▶ [WHAT YOU WILL DO] Retype the opening lines of the listing below, ending with the line that contains "import matplotlib.pyplot as plt", and leave out any pictures.

____ DATA RECORDS

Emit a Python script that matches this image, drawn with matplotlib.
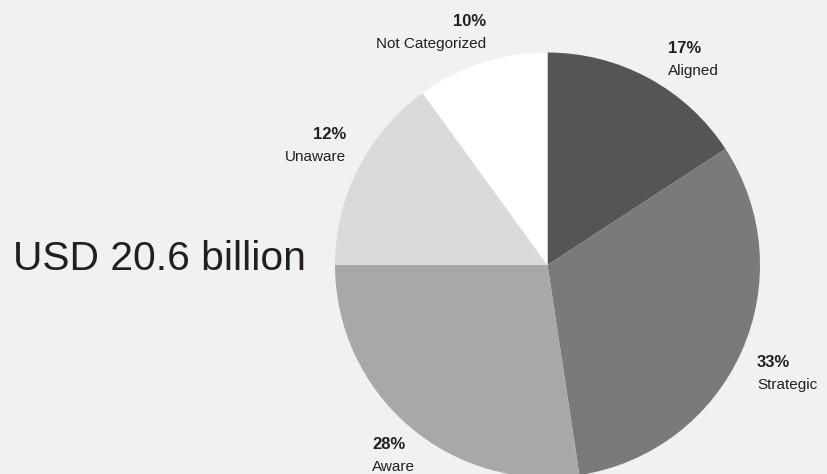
import matplotlib
matplotlib.use("Agg")
import matplotlib.pyplot as plt

# fatias (ordem horaria a partir do topo)
categorias = ["Aligned", "Strategic", "Aware", "Unaware", "Not Categorized"]
rotulos_pct = ["17%", "33%", "28%", "12%", "10%"]
fatias = [15.8, 31.8, 27.4, 15.0, 10.0]
cores = ["#555553", "#7a7a7a", "#a8a8a8", "#dadada", "#ffffff"]
total = "USD 20.6 billion"

plt.rcParams["font.family"] = ["Liberation Sans", "DejaVu Sans"]
fundo = "#f0f1f1"
texto = "#231f20"
W, H = 827, 474

fig = plt.figure(figsize=(8.27, 4.74), dpi=100, facecolor=fundo)
ax = fig.add_axes([0, 0, 1, 1])
ax.set_facecolor(fundo)

# centro e raio em pixels (y medido a partir do topo)
ax.pie(fatias, colors=cores, startangle=90, counterclock=False,
       center=(547.5, H - 265), radius=212.5, frame=True,
       wedgeprops=dict(linewidth=0))
ax.set_xlim(0, W)
ax.set_ylim(0, H)
ax.set_aspect("equal")
ax.axis("off")

# linha de base do percentual (pixels a partir do topo)
posicoes = [(668, 53, "left"), (757, 367, "left"), (372, 449, "left"),
            (346, 139, "right"), (486, 26, "right")]
for cat, pct, (x, y, ha) in zip(categorias, rotulos_pct, posicoes):
    ax.text(x, H - y, pct, ha=ha, va="baseline", fontsize=12, fontweight="bold", color=texto)
    ax.text(x, H - (y + 22), cat, ha=ha, va="baseline", fontsize=11, color=texto)

ax.text(13, H - 270, total, ha="left", va="baseline", fontsize=29.3, color=texto)

fig.savefig("out.png", dpi=100, facecolor=fundo)
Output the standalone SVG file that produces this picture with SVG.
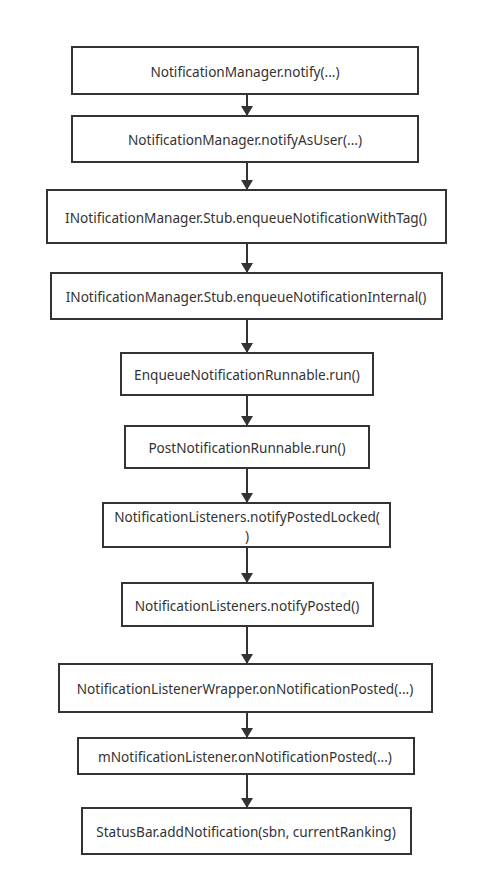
<svg xmlns="http://www.w3.org/2000/svg" width="477" height="886" viewBox="0 0 477 886">
<style>
.box{fill:#fff;stroke:#333;stroke-width:2}
.t{font-family:"Noto Sans","Open Sans",sans-serif;font-size:13.6px;fill:#333;text-anchor:middle;dominant-baseline:central}
.c{stroke:#333;stroke-width:2;fill:none}
</style>
<defs>
<marker id="ah" viewBox="0 0 10 12" refX="10" refY="6" markerWidth="10" markerHeight="12" markerUnits="userSpaceOnUse" orient="auto">
<path d="M0,0 L10,6 L0,12 z" fill="#333"/>
</marker>
</defs>
<rect width="477" height="886" fill="#fff"/>
<g id="connectors">
<line class="c" x1="247" y1="94" x2="247" y2="116" marker-end="url(#ah)"/>
<line class="c" x1="247" y1="162" x2="247" y2="190" marker-end="url(#ah)"/>
<line class="c" x1="247" y1="243" x2="247" y2="273" marker-end="url(#ah)"/>
<line class="c" x1="247" y1="319" x2="247" y2="353" marker-end="url(#ah)"/>
<line class="c" x1="247" y1="395" x2="247" y2="426" marker-end="url(#ah)"/>
<line class="c" x1="247" y1="468" x2="247" y2="503" marker-end="url(#ah)"/>
<line class="c" x1="247" y1="547" x2="247" y2="583" marker-end="url(#ah)"/>
<line class="c" x1="247" y1="626" x2="247" y2="664" marker-end="url(#ah)"/>
<line class="c" x1="247" y1="712" x2="247" y2="738" marker-end="url(#ah)"/>
<line class="c" x1="247" y1="774" x2="247" y2="808" marker-end="url(#ah)"/>
</g>
<g id="n1"><rect class="box" x="72" y="47" width="346" height="47"/><text class="t" x="245" y="71">NotificationManager.notify(...)</text></g>
<g id="n2"><rect class="box" x="72" y="116" width="346" height="46"/><text class="t" x="245" y="139">NotificationManager.notifyAsUser(...)</text></g>
<g id="n3"><rect class="box" x="47" y="190" width="399" height="53"/><text class="t" x="246" y="217">INotificationManager.Stub.enqueueNotificationWithTag()</text></g>
<g id="n4"><rect class="box" x="51" y="273" width="391" height="46"/><text class="t" x="246" y="296">INotificationManager.Stub.enqueueNotificationInternal()</text></g>
<g id="n5"><rect class="box" x="121" y="353" width="252" height="42"/><text class="t" x="247" y="374">EnqueueNotificationRunnable.run()</text></g>
<g id="n6"><rect class="box" x="125" y="426" width="244" height="42"/><text class="t" x="247" y="447">PostNotificationRunnable.run()</text></g>
<g id="n7"><rect class="box" x="103" y="503" width="287" height="44"/><text class="t" x="247" y="516">NotificationListeners.notifyPostedLocked(<tspan x="247" dy="19">)</tspan></text></g>
<g id="n8"><rect class="box" x="122" y="583" width="251" height="43"/><text class="t" x="247" y="605">NotificationListeners.notifyPosted()</text></g>
<g id="n9"><rect class="box" x="59" y="664" width="373" height="48"/><text class="t" x="245" y="688">NotificationListenerWrapper.onNotificationPosted(...)</text></g>
<g id="n10"><rect class="box" x="78" y="738" width="336" height="36"/><text class="t" x="245" y="756">mNotificationListener.onNotificationPosted(...)</text></g>
<g id="n11"><rect class="box" x="82" y="808" width="329" height="46"/><text class="t" x="246" y="831">StatusBar.addNotification(sbn, currentRanking)</text></g>
</svg>
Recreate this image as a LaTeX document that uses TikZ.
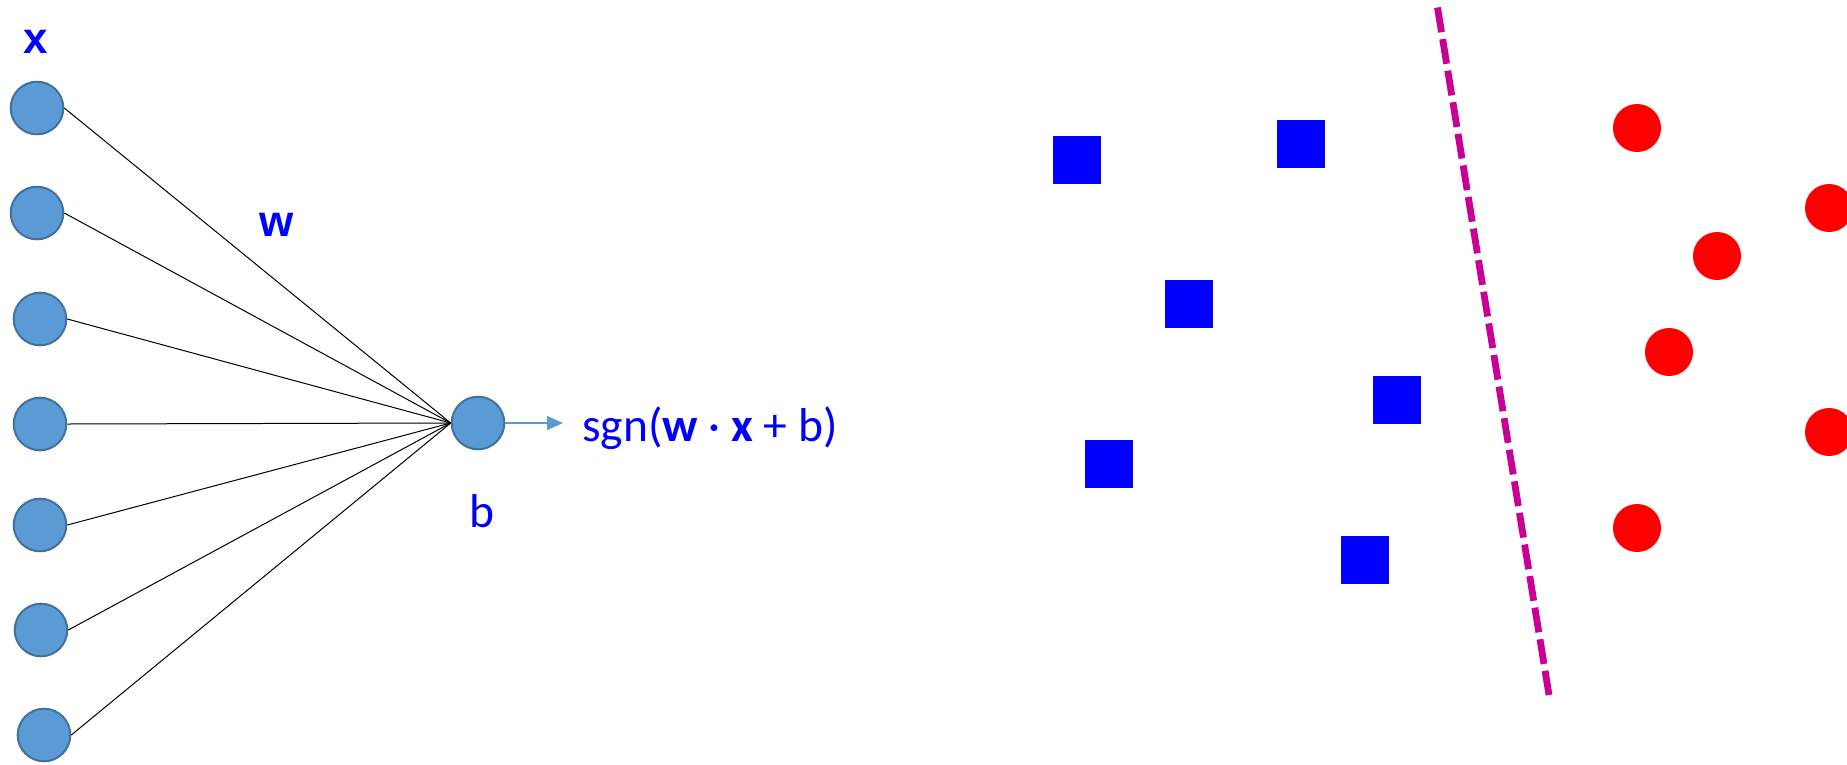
\documentclass[tikz,border=0pt]{standalone}
\usepackage{fontspec}
\setmainfont{Carlito}
\newfontfamily\labelfont{Liberation Sans}
\usetikzlibrary{arrows.meta}
\definecolor{neuronfill}{HTML}{5B9BD5}
\definecolor{neurondraw}{HTML}{41719C}
\definecolor{textblue}{RGB}{0,0,255}
\definecolor{boundary}{RGB}{200,0,150}

\begin{document}
\begin{tikzpicture}[x=1pt,y=-1pt,
  neuron/.style={circle, fill=neuronfill, draw=neurondraw, line width=2pt,
    minimum size=52.6pt, inner sep=0pt},
  weight/.style={draw=black, line width=1pt},
  classA/.style={rectangle, fill=textblue, minimum size=48pt, inner sep=0pt},
  classB/.style={circle, fill=red, minimum size=48pt, inner sep=0pt},
  veclabel/.style={text=textblue, font=\labelfont\bfseries\fontsize{44}{44}\selectfont,
    anchor=base, inner sep=0pt},
  formula/.style={text=textblue, font=\fontsize{47.5}{47.5}\selectfont, inner sep=0pt},
  outarrow/.style={draw=neuronfill, line width=1.5pt, -{Triangle[length=16pt,width=14pt]}},
  separator/.style={draw=boundary, line width=6.8pt, dash pattern=on 25pt off 7pt}]
\useasboundingbox (0,0) rectangle (1847,764);

% perceptron: inputs, output unit and its labels
\node[neuron] (in1) at (37,108) {};
\node[neuron] (in2) at (37,213) {};
\node[neuron] (in3) at (40,319) {};
\node[neuron] (in4) at (40,424) {};
\node[neuron] (in5) at (40,525) {};
\node[neuron] (in6) at (41,630) {};
\node[neuron] (in7) at (44,735) {};
\node[neuron] (out) at (478,423) {};

\foreach \i in {1,...,7}
  \draw[weight] (in\i.east) -- (out.west);

\coordinate (tip) at (563,423);
\draw[outarrow] (out.east) -- (tip);

\node[veclabel] (xlab) at (36,53) {x};
\node[veclabel] (wlab) at (277,236.5) {w};
\node[formula, anchor=base] (blab) at (482,527) {b};
\node[formula, anchor=base west] (sgn) at (582,441)
  {sgn(\textbf{w} · \textbf{x} + b)};

% two linearly separable classes and the separating line
\node[classA] (s1) at (1077,160) {};
\node[classA] (s2) at (1301,144) {};
\node[classA] (s3) at (1189,304) {};
\node[classA] (s4) at (1397,400) {};
\node[classA] (s5) at (1109,464) {};
\node[classA] (s6) at (1365,560) {};

\node[classB] (c1) at (1637,128) {};
\node[classB] (c2) at (1829,208) {};
\node[classB] (c3) at (1717,256) {};
\node[classB] (c4) at (1669,352) {};
\node[classB] (c5) at (1829,432) {};
\node[classB] (c6) at (1637,528) {};

\coordinate (sepTop) at (1437.5,7.5);
\coordinate (sepBot) at (1549,695);
\draw[separator] (sepTop) -- (sepBot);
\end{tikzpicture}
\end{document}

________

▶ [EXPECTED ANSWER]
Emit a Python script that matches this image, drawn with matplotlib.
import matplotlib
matplotlib.use("Agg")
import matplotlib.pyplot as plt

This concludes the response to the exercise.